The Home Park is a famous feature of the land to the north of Windsor Castle. It has been used for many years as a sports area, with archery, cricket, rugby and tennis all catered for. The area was also the home of The Royal Windsor Horse Show in mid-May until its move to the private area of the Home Park in 2005.
 One of the most famous views of Windsor Castle must be from The Home Park, especially when floodlit on special occasions. This extensive area of playing fields, pitches and tennis courts dates back to the late 1600s when the first work was undertaken to construct a great garden on the land between Windsor Castle, the river, and Datchet.

Floodlit castle

Windsor Castle floodlit

At one point in the 1680s Charles II had a plan to create a drive on the north side of the castle, exactly opposite The Long Walk, newly created on the south side. This did not materialise, but a garden was created by Queen Anne in the same area a few years later. It was named The Maestricht Garden, after a battle in 1673 in Maestricht, Holland. The battle had been recreated in the Little Park (as it was then known) over four days in August 1674 by James, Duke of Monmouth.
  In 1698 William III progressed plans for the development of the area by purchasing land between Windsor and Datchet and constructing a high wall around the garden area, following the line of the river, leaving just a roadway by the river's edge for travellers to and from Windsor and Datchet.
  Queen Anne came to the throne in 1702 and was keen to progress the plans for the garden. In a painting by Leonard Knyff,
Windsor Castle from the North, c.1703, in the Royal Collection, the wall is clearly visible as well as a large number of formally planted avenues of trees in the garden area leading up to the slopes around castle. In the twelve years of Queen Anne's reign much additional work was undertaken with the creation of symmetrical pathways and tree planting plus a great lake or 'canal'. Spoil from the construction of this lake was used to improve Datchet Lane, the route around the outer wall, which was flooded on a regular basis. The lake was illustrated by Paul Sandby in 1765 in his painting The north front of Windsor Castle from the Maestricht Pond.
 
 It seems however that work on the garden itself was halted when Queen Anne died and the costs of the planned future improvements to the gardens were looked into. Thereafter the gardens rapidly fell out of use and were not maintained.

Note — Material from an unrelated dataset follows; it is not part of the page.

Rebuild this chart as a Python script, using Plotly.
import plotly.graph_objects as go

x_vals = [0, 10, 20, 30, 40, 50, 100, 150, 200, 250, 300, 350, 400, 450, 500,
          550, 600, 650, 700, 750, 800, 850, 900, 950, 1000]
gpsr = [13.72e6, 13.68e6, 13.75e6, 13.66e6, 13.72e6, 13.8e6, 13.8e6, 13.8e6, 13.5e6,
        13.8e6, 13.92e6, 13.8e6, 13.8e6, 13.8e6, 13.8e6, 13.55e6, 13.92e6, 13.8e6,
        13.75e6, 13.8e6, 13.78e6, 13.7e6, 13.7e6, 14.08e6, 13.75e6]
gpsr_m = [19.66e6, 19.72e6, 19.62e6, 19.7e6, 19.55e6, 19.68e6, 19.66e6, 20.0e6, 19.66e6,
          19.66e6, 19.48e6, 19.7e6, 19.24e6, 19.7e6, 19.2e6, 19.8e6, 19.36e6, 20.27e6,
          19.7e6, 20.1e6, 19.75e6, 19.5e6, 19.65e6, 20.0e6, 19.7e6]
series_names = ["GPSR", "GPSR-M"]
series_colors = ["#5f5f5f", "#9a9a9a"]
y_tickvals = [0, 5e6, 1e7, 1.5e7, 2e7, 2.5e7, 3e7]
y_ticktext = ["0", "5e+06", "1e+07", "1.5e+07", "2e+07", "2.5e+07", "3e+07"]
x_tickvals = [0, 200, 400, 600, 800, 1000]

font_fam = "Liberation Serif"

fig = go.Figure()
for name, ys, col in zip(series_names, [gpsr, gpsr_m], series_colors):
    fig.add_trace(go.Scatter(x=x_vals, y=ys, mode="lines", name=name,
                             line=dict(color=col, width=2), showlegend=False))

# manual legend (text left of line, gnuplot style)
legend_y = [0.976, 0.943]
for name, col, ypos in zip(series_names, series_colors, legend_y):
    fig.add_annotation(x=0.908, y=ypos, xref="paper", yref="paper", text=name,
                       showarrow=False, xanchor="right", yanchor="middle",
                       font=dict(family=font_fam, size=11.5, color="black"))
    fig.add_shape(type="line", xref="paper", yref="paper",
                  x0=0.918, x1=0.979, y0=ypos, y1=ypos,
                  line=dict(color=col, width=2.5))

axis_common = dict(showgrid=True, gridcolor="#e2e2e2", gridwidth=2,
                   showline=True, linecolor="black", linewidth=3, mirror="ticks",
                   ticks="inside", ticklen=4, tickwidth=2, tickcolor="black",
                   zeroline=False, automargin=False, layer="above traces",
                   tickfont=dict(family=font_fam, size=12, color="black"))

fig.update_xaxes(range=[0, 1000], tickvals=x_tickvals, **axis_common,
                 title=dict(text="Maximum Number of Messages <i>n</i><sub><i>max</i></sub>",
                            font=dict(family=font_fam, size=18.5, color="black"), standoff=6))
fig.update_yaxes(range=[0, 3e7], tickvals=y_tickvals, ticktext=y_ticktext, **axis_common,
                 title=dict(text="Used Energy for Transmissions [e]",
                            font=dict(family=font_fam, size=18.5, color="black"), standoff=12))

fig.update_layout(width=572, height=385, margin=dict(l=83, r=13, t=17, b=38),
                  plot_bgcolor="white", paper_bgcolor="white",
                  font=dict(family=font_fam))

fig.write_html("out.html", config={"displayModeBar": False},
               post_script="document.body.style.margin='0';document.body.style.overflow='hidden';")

Windsor Castle from Home Park

Windsor Castle from the Maestricht Garden area in The Home Park, Windsor

Queen Anne's Gardens revealed!

Astonishingly, the layout of the gardens from the early 1700s becomes visible once more during extremely dry weather. One such occasion was in August 1964 as the following aerial photograph shows. North of Windsor Castle the pathways of The Maestricht Garden appear, together with a darker patch in the centre which is doubtless the position of the former Maestricht Lake. This area of The Home Park is still susceptible to waterlogging in the winter months and was flooded in January 2003, and subsequently frozen, much to the delight of local children. [The Floods of 2003]
  A new Windsor to Datchet road was created in the late 1840s in return for permission to build the railway into Windsor. This road cuts through the southern end of the gardens. Also, the creation of the tennis courts, top left of the garden area, has also disturbed the ground too extensively for the paths to appear any longer at that point, but elsewhere the paths are very clear. Windsor Castle is visible at the bottom of the picture.

Aerial View 1964

The ghostly image of The Maestricht Garden, c.1712, as it appeared in The Home Park, August 1964. © Crown Copyright 1964/MOD

We are grateful for permission to reproduce this remarkable photograph and the ghostly images from the past that it conveys.

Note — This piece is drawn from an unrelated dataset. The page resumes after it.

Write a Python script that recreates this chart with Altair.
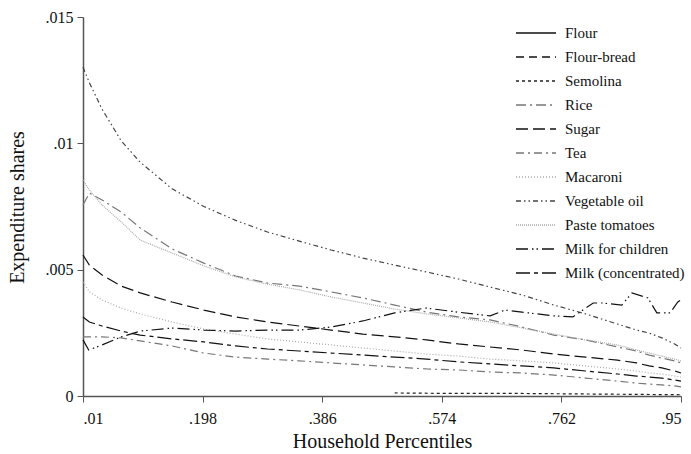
import altair as alt
import pandas as pd

series_names = ["Flour", "Flour-bread", "Semolina", "Rice", "Sugar", "Tea", "Macaroni",
                "Vegetable oil", "Paste tomatoes", "Milk for children", "Milk (concentrated)"]

grid = [0.01, 0.02, 0.04, 0.07, 0.10, 0.15, 0.20, 0.25, 0.30, 0.35, 0.40, 0.45, 0.50,
        0.55, 0.60, 0.65, 0.70, 0.75, 0.80, 0.85, 0.88, 0.90, 0.92, 0.94, 0.95]

vegetable_oil = [.01302, .01240, .01135, .01010, .00925, .00820, .00750, .00695, .00649,
                 .00613, .00578, .00546, .00518, .00491, .00463, .00431, .00400, .00360,
                 .00325, .00285, .00261, .00249, .00230, .00206, .00190]
rice = [.00756, .00803, .00776, .00728, .00665, .00582, .00526, .00475, .00447, .00435,
        .00412, .00388, .00360, .00332, .00313, .00301, .00273, .00241, .00222, .00194,
        .00178, .00162, .00150, .00139, .00131]
paste_tomatoes = [.00855, .00815, .00756, .00689, .00617, .00566, .00515, .00471, .00443,
                  .00420, .00392, .00368, .00344, .00325, .00309, .00293, .00269, .00245,
                  .00222, .00202, .00182, .00170, .00158, .00146, .00139]
sugar = [.00558, .00518, .00479, .00435, .00408, .00372, .00340, .00313, .00293, .00277,
         .00261, .00245, .00234, .00222, .00206, .00194, .00182, .00166, .00154, .00142,
         .00131, .00119, .00111, .00099, .00091]
macaroni = [.00451, .00412, .00380, .00348, .00325, .00293, .00265, .00245, .00226, .00214,
            .00202, .00190, .00178, .00166, .00158, .00146, .00139, .00131, .00119, .00107,
            .00099, .00091, .00087, .00079, .00075]
milk_concentrated = [.00313, .00293, .00277, .00257, .00241, .00226, .00214, .00198, .00186,
                     .00178, .00170, .00162, .00154, .00146, .00135, .00127, .00119, .00111,
                     .00099, .00087, .00079, .00075, .00071, .00063, .00059]
tea = [.00234, .00234, .00234, .00230, .00218, .00198, .00170, .00154, .00146, .00139,
       .00131, .00123, .00115, .00107, .00103, .00095, .00091, .00083, .00071, .00059,
       .00051, .00047, .00044, .00040, .00036]

milk_children_x = [0.01, 0.019, 0.04, 0.07, 0.10, 0.15, 0.20, 0.25, 0.30, 0.35, 0.40, 0.45,
                   0.50, 0.549, 0.599, 0.65, 0.673, 0.70, 0.75, 0.78, 0.812, 0.827, 0.857,
                   0.873, 0.898, 0.912, 0.933, 0.945, 0.95]
milk_children = [.00222, .00182, .00202, .00234, .00257, .00269, .00261, .00257, .00261,
                 .00261, .00273, .00297, .00329, .00348, .00332, .00317, .00340, .00332,
                 .00317, .00313, .00368, .00368, .00360, .00408, .00388, .00329, .00329,
                 .00372, .00380]

semolina_x = [0.50, 0.60, 0.70, 0.80, 0.90, 0.95]
semolina = [.00012, .00010, .00010, .00008, .00006, .00005]

colors = ["#111111", "#111111", "#222222", "#777777", "#111111", "#777777", "#aaaaaa",
          "#444444", "#aaaaaa", "#111111", "#111111"]
dashes = [[1, 0], [8, 5], [3, 3], [10, 4, 2, 4], [12, 5], [8, 4, 2, 4], [1, 2],
          [5, 3, 1.5, 3, 1.5, 3], [1, 1], [12, 4, 1.5, 3, 1.5, 4], [14, 4, 4, 4]]

rows = []
def add(name, xs, ys):
    for x, y in zip(xs, ys):
        rows.append({"series": name, "p": x, "share": y})

add("Semolina", semolina_x, semolina)
add("Rice", grid, rice)
add("Sugar", grid, sugar)
add("Tea", grid, tea)
add("Macaroni", grid, macaroni)
add("Vegetable oil", grid, vegetable_oil)
add("Paste tomatoes", grid, paste_tomatoes)
add("Milk for children", milk_children_x, milk_children)
add("Milk (concentrated)", grid, milk_concentrated)
df = pd.DataFrame(rows)

FONT = "Liberation Serif"
lab = "datum.value == 0 ? '0' : substring(format(datum.value, '~r'), 1)"

chart = alt.Chart(df).mark_line(strokeWidth=1.2).encode(
    x=alt.X("p:Q", scale=alt.Scale(domain=[0.01, 0.95], nice=False, zero=False),
            axis=alt.Axis(values=[0.01, 0.198, 0.386, 0.574, 0.762, 0.95], labelExpr=lab,
                          title="Household Percentiles", grid=False,
                          titleY=45, titleBaseline="middle", labelPadding=8)),
    y=alt.Y("share:Q", scale=alt.Scale(domain=[0, 0.015], nice=False),
            axis=alt.Axis(values=[0, 0.005, 0.01, 0.015], labelExpr=lab,
                          title="Expenditure shares", grid=False, labelPadding=4,
                          titleX=-66, titleY=190, titleBaseline="middle")),
    color=alt.Color("series:N", scale=alt.Scale(domain=series_names, range=colors),
                    sort=series_names, legend=alt.Legend(title=None)),
    strokeDash=alt.StrokeDash("series:N", scale=alt.Scale(domain=series_names, range=dashes),
                              sort=series_names, legend=alt.Legend(title=None)),
    detail="series:N",
).properties(
    width=598, height=379,
    autosize=alt.AutoSizeParams(type="none"),
    padding={"left": 83, "top": 17, "right": 10, "bottom": 58},
).configure_view(stroke=None).configure_axis(
    domainColor="#555555", tickColor="#555555", tickSize=6, domainWidth=1.5,
    labelFont=FONT, labelFontSize=16, labelColor="#111111",
    titleFont=FONT, titleFontSize=20, titleFontWeight="normal", titleColor="#111111",
).configure_legend(
    orient="none", legendX=432, legendY=7, symbolType="stroke", symbolSize=1600,
    symbolStrokeWidth=1.3, labelFont=FONT, labelFontSize=15, labelColor="#111111",
    clipHeight=18, rowPadding=6, labelOffset=8,
)

chart.save("out.html", embed_options={"renderer": "svg", "actions": False})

Early post card and stereo views

GWW 1876 stereo

Windsor Castle - North Terrace
by George Washington Wilson, Aberdeen (No. 445)

We are grateful to Tim Forbes of Canada for donating the original stereoview from which this picture was taken.

Along with views from the Brocas and Windsor Bridge, one of the most popular views of Windsor Castle is from The Home Park. Above we reproduce one of the earliest photographs believed to date from around 1875 and taken by Royal Photographer, George Washington Wilson. The original of this picture is a stereoview which can be seen as a '3D' image when viewed with the stereoviewers of the time. Across the middle of the picture runs the comparatively new road between Windsor and Datchet, crossing the river at Victoria Bridge. This road was constructed 24 or so years earlier in 1851. Beyond the road is the private area of the Home Park. The area to the right remains a small wood to this day, and now features a children's play area.

Home Park by GWW

In the view above, the road to the right leads to Romney Lock via a level crossing over the tracks that serve Windsor and Eton Riverside Station. Until the 1840s this road would have continued through to Datchet alongside the river. Apart from the tree growth which now tends to obscure the castle, and the felling of the large tree in the centre, little has changed in this view since 1850.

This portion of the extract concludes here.